What you need to do | Whenever a line contains the string "this", copy it out of the entries.

Records to use |
◇ ◇ ◇ ◇

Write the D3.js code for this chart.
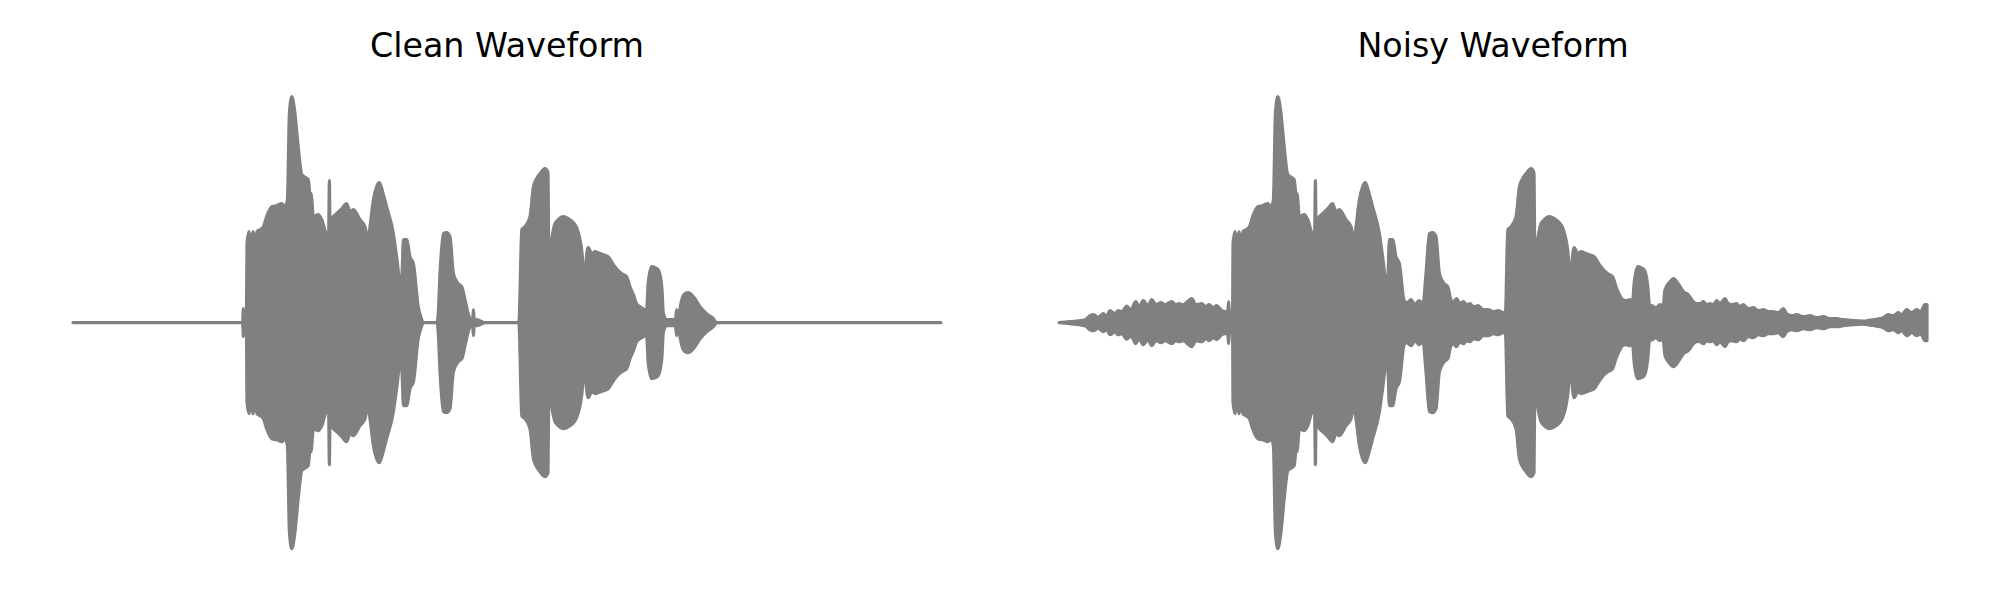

◇ ◇ ◇ ◇

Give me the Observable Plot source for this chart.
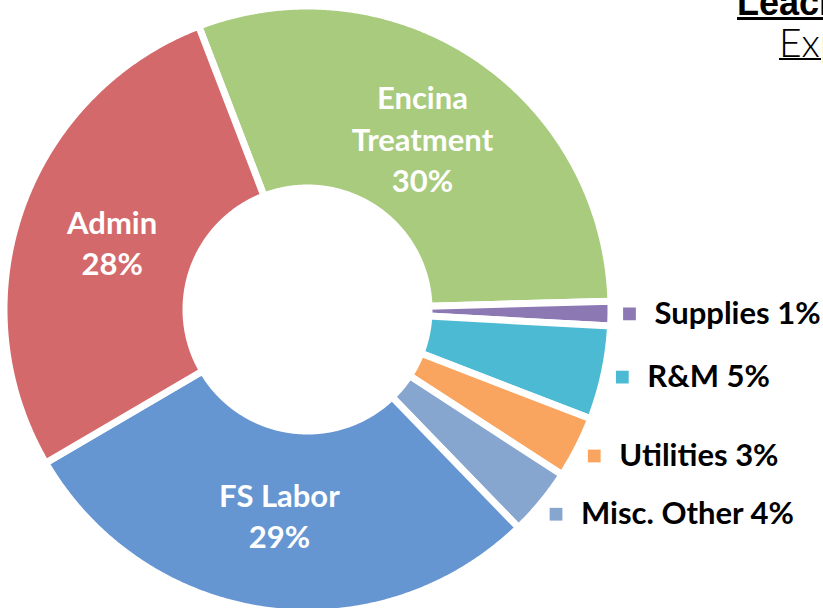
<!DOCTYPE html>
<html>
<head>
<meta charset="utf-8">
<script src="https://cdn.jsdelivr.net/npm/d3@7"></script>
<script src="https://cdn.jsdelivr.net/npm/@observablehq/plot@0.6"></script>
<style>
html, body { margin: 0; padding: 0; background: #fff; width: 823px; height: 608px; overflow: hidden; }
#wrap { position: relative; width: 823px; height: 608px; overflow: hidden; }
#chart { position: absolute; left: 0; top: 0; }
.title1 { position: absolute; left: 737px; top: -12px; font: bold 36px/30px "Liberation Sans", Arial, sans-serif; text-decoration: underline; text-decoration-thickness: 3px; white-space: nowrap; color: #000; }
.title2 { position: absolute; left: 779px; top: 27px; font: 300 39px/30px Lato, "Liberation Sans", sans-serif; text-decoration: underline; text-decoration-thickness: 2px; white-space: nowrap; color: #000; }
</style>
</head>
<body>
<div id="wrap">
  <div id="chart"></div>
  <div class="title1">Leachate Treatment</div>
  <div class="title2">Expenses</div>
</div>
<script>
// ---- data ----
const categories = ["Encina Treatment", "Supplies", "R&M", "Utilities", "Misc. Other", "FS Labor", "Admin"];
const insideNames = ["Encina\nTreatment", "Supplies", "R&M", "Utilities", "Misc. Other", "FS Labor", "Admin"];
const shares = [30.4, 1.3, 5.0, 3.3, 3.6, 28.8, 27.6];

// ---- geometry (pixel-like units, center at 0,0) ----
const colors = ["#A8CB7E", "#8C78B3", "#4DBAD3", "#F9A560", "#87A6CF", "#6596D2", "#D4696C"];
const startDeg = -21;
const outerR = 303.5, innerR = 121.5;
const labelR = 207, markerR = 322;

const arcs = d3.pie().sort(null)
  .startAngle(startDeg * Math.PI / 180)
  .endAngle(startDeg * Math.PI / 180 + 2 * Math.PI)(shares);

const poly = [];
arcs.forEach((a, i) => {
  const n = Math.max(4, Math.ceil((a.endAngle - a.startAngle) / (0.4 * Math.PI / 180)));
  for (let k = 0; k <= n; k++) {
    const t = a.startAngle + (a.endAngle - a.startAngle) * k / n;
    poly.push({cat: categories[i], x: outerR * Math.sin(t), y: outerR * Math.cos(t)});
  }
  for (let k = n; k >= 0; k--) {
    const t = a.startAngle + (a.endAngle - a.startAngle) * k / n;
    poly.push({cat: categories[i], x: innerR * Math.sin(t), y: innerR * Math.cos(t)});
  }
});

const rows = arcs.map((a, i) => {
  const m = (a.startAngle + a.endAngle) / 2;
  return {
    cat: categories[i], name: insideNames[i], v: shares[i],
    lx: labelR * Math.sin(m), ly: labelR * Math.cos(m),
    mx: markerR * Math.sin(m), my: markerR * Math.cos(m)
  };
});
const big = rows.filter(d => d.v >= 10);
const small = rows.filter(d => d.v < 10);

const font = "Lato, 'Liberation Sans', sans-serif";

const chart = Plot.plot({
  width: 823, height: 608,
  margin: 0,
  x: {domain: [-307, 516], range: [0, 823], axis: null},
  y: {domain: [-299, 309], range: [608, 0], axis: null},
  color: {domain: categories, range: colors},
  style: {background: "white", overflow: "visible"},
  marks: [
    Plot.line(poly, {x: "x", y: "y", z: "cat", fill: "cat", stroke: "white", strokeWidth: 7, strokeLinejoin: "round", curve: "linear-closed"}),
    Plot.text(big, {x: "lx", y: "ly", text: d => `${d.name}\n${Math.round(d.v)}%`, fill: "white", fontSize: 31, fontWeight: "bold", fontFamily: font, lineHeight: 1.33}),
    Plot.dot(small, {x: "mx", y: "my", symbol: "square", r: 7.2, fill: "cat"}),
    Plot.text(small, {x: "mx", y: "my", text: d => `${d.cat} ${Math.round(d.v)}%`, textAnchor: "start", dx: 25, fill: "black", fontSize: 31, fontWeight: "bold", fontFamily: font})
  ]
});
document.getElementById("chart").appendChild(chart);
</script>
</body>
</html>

◇ ◇ ◇ ◇

Expected output |
Write the D3.js code for this chart.
Give me the Observable Plot source for this chart.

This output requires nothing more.